Fast Money Blog- 7/22/22

The big story on Wall Street this week was the Netflix earnings release. On Tuesday, July 19th, Netflix, Inc. (NFLX) posted Q2 earnings with top-line revenue of $7.9 billion for the quarter, a 9% increase year-over-year. This increase was driven by an increase in average revenue per membership. In other words, revenue increased due to increases in subscription rates.

The company also said it lost nearly one million subscribers in the second quarter. That’s the largest subscriber loss in company history. (But short of the two million it had forecasted in Q1.)

Looking towards the future, Netflix announced their plans to pump up revenue growth. The company will launch an advertising-supported product in the early part of 2023, adding a cheaper subscription tier.

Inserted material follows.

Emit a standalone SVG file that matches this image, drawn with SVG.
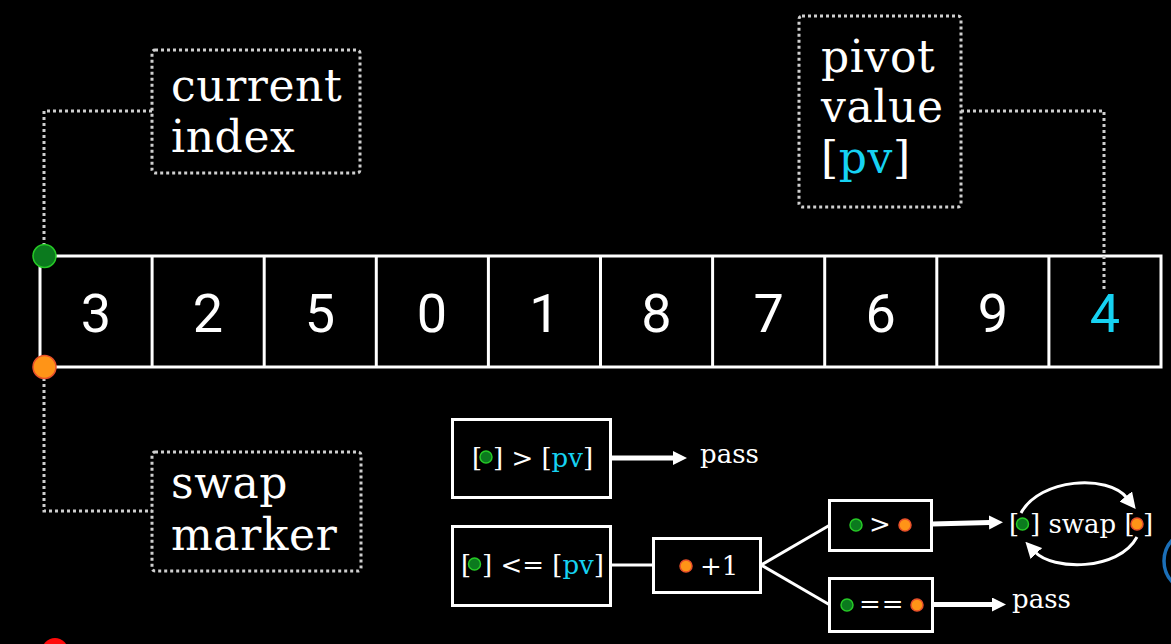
<svg xmlns="http://www.w3.org/2000/svg" width="1171" height="644" viewBox="0 0 1171 644">
<defs>
<style>
.dot{fill:none;stroke:#cfcfcf;stroke-width:3;stroke-dasharray:3 3}
.cell{fill:#000;stroke:#fff;stroke-width:3}
.num{font-family:Roboto,"Noto Sans",sans-serif;font-size:54px;fill:#fff;text-anchor:middle}
.lbl{font-family:"DejaVu Serif",serif;font-size:44px;fill:#fff;letter-spacing:0.6px}
.op{font-family:"DejaVu Serif",serif;font-size:26px;fill:#fff}
.cy{fill:#16d2f2}
.box{fill:#000;stroke:#fff;stroke-width:3}
.g{fill:#0b7a1e;stroke:#26c926;stroke-width:1.5}
.o{fill:#ff9417;stroke:#e8502a;stroke-width:1.5}
.wire{fill:none;stroke:#fff;stroke-width:3}
.arr{fill:none;stroke:#fff;stroke-width:5}
.arc{fill:none;stroke:#fff;stroke-width:3}
</style>
<marker id="ah" viewBox="0 0 14 14" refX="1" refY="7" markerWidth="14" markerHeight="14" markerUnits="userSpaceOnUse" orient="auto">
<path d="M0,0 L14,7 L0,14 Z" fill="#fff"/>
</marker>
<marker id="ah2" viewBox="0 0 16 16" refX="2" refY="8" markerWidth="16" markerHeight="16" markerUnits="userSpaceOnUse" orient="auto">
<path d="M0,0 L16,8 L0,16 Z" fill="#fff"/>
</marker>
</defs>
<rect width="1171" height="644" fill="#000"/>

<g id="array">
<rect class="cell" x="40" y="256" width="1121" height="111"/>
<line class="cell" x1="152.1" y1="256" x2="152.1" y2="367"/>
<line class="cell" x1="264.2" y1="256" x2="264.2" y2="367"/>
<line class="cell" x1="376.3" y1="256" x2="376.3" y2="367"/>
<line class="cell" x1="488.4" y1="256" x2="488.4" y2="367"/>
<line class="cell" x1="600.5" y1="256" x2="600.5" y2="367"/>
<line class="cell" x1="712.6" y1="256" x2="712.6" y2="367"/>
<line class="cell" x1="824.7" y1="256" x2="824.7" y2="367"/>
<line class="cell" x1="936.8" y1="256" x2="936.8" y2="367"/>
<line class="cell" x1="1048.9" y1="256" x2="1048.9" y2="367"/>
<text class="num" x="96" y="332">3</text>
<text class="num" x="208" y="332">2</text>
<text class="num" x="320" y="332">5</text>
<text class="num" x="432" y="332">0</text>
<text class="num" x="544.5" y="332">1</text>
<text class="num" x="656.5" y="332">8</text>
<text class="num" x="768.7" y="332">7</text>
<text class="num" x="880.8" y="332">6</text>
<text class="num" x="993" y="332">9</text>
<text class="num cy" x="1105" y="332">4</text>
</g>

<g id="connectors">
<path class="dot" d="M152,111 H44 V250"/>
<path class="dot" d="M44,372 V511 H152"/>
<path class="dot" d="M961,111 H1104 V292"/>
<line class="arr" x1="612" y1="458" x2="674" y2="458" marker-end="url(#ah)"/>
<line class="wire" x1="611" y1="565" x2="653" y2="565"/>
<line class="wire" x1="761" y1="565" x2="830" y2="525"/>
<line class="wire" x1="761" y1="565" x2="830" y2="605"/>
<line class="arr" x1="932" y1="524" x2="990" y2="522.5" marker-end="url(#ah)"/>
<line class="arr" x1="933" y1="604.5" x2="993" y2="604.5" marker-end="url(#ah)"/>
<path class="arc" d="M1021,513 C1040,478 1108,474 1127,498" marker-end="url(#ah2)"/>
<path class="arc" d="M1137,537 C1118,572 1052,570 1035,552" marker-end="url(#ah2)"/>
</g>

<g id="current-marker"><circle class="g" cx="44.5" cy="256" r="11.5" stroke-width="2"/></g>
<g id="swap-dot"><circle class="o" cx="44.5" cy="367" r="11.5" stroke-width="2"/></g>

<g id="current-index">
<rect class="dot" x="152" y="50" width="208" height="123" rx="3"/>
<text class="lbl" x="171" y="101">current</text>
<text class="lbl" x="171" y="152">index</text>
</g>

<g id="swap-marker">
<rect class="dot" x="152" y="452" width="209" height="119" rx="3"/>
<text class="lbl" x="171" y="498">swap</text>
<text class="lbl" x="171" y="550">marker</text>
</g>

<g id="pivot-value">
<rect class="dot" x="799" y="16" width="162" height="191" rx="3"/>
<text class="lbl" x="821" y="72">pivot</text>
<text class="lbl" x="821" y="122">value</text>
<text class="lbl" x="821" y="173">[<tspan class="cy">pv</tspan>]</text>
</g>

<g id="cond-gt">
<rect class="box" x="452.5" y="419.5" width="158" height="78"/>
<text class="op" x="472" y="467">[</text>
<circle class="g" cx="486" cy="457" r="6"/>
<text class="op" x="493" y="467">] &gt; [<tspan class="cy">pv</tspan>]</text>
</g>
<g id="pass-1"><text class="op" x="700" y="463">pass</text></g>

<g id="cond-le">
<rect class="box" x="452.5" y="526.5" width="158" height="79"/>
<text class="op" x="461" y="574">[</text>
<circle class="g" cx="474.5" cy="564" r="6"/>
<text class="op" x="482" y="574">] &lt;= [<tspan class="cy">pv</tspan>]</text>
</g>

<g id="inc">
<rect class="box" x="653.5" y="538.5" width="107" height="54"/>
<circle class="o" cx="686" cy="566" r="6"/>
<text class="op" x="700" y="575">+1</text>
</g>

<g id="cmp-gt">
<rect class="box" x="829.5" y="500.5" width="102" height="50"/>
<circle class="g" cx="856" cy="525" r="6"/>
<text class="op" x="869" y="533">&gt;</text>
<circle class="o" cx="905" cy="525" r="6"/>
</g>

<g id="swap">
<text class="op" x="1009" y="533">[</text>
<circle class="g" cx="1022.5" cy="524" r="6"/>
<text class="op" x="1030" y="533">] swap [</text>
<circle class="o" cx="1137" cy="524" r="6"/>
<text class="op" x="1143" y="533">]</text>
</g>

<g id="cmp-eq">
<rect class="box" x="829.5" y="578.5" width="103" height="53"/>
<circle class="g" cx="847" cy="605" r="6"/>
<text class="op" x="859" y="613" letter-spacing="1">==</text>
<circle class="o" cx="917" cy="605" r="6"/>
</g>
<g id="pass-2"><text class="op" x="1012" y="608">pass</text></g>

<g id="red-dot"><circle cx="55" cy="651" r="13" fill="#ff0a0a"/></g>
<g id="blue-ring"><circle cx="1195" cy="561" r="31" fill="none" stroke="#1b6fb8" stroke-width="3.5"/></g>
</svg>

The company is also expanding their crack-down on password sharing, which has added to slowing revenue growth, as well as focusing on more premium content, including a spin-off of their popular “Stranger Things” series and big-budget, star-driven movie releases.

At this time I do not recommend NFLX as a short-term trade or a long-term hold.

Because of the recent pull back in the stock market I prefer that you invest and trade stocks like: Lowe’s (LOW), Microsoft Corporation (MSFT) and Nike, Inc. (NKE), that have a history of top line revenue growth and dividend increases.